Studies from Highly Regarded Institutions Support the Importance of this Effect:

  • A 2009 PJM Interconnection study of the impacts of adding wind generation to the market concluded that “…15,000 MW of wind offers wholesale market price reductions of $4.50-6/MWh, translating to reductions in annual market-wide expenditures of $3.55 billion to $4.74 billion versus not having that wind in place.”
  • A 2009 PECO/Exelon study of the market impact of adding 400 MW of capacity to the Pennsylvania Peach Bottom Nuclear facility gives further support to the price suppressive effects of low marginal cost generation:

“We estimate conservatively that these benefits would average $137 million per year in Pennsylvania, and more than $425 million per year in all of PJM-East.”

  • A New York State Energy Research and Development Authority (NYSERDA) analysis of New York’s Renewable Portfolio Standard (RPS) estimates that the reduction in wholesale electricity prices from the addition of renewable energy resources in 2010 is likely to be approximately $2/MWh (0.2 cents/kWh).
  • A 2009 studyby Tudor, Pickering, Holt, & Co., Energy Investment & Merchant Banking, of the impacts of wind generation estimated that “…6,500 mw of wind capacity dispatched into the supply stack significantly impacts prices. Vs. no wind, the marginal price of off- peak power falls by $20/MWh during peak demand (24%), $15 off-peak (25%).

Economic Rationale:

There are two price suppressing effects of adding renewable energy to Pennsylvania’s electricity market. In the case of electricity prices, the suppression arises from the increase in supply of a resource with production costs that are at or near zero since they have zero or low fuel costs.

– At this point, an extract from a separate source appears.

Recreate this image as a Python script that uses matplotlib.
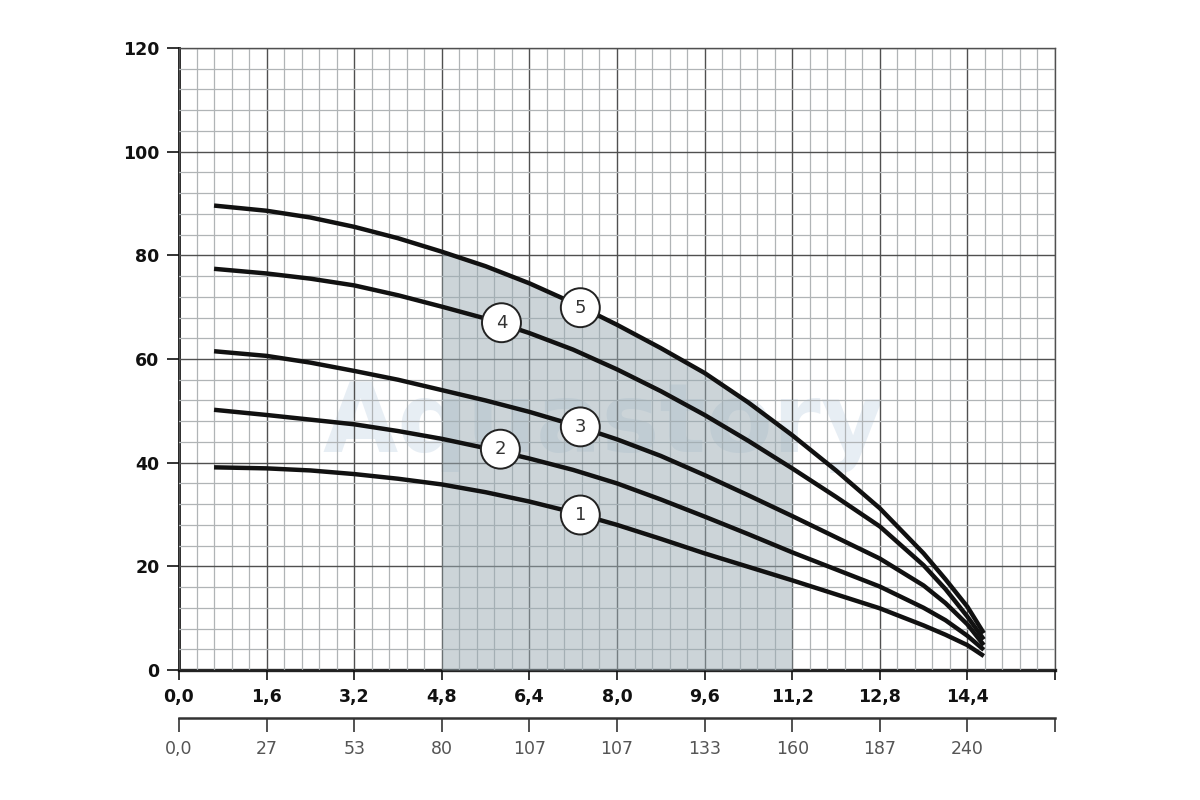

Renewables have low marginal costs (zerofuel costs) and consequently enter near the bottom of the electricity supply curve. When these resources enter the market, resources with higher marginal costs (e.g. natural gas turbines) are displaced. Graphically, this shifts the electricity supply curve to the right (see figure below), resulting in a lower electricity price. As illustrated in the figure, this effect is most pronounced during times of peak electricity demand, for example summer afternoons. In the figure, the peak price of electricity is reduced from Price A to Price B when low marginal cost resources enter the market. This is called the ‘price suppression effect’.

The critically important point is that when the real-time electricity price is reduced, all electricity consumers benefit, since the reduction in price applies to all electricity traded – not only to electricity generated by renewables.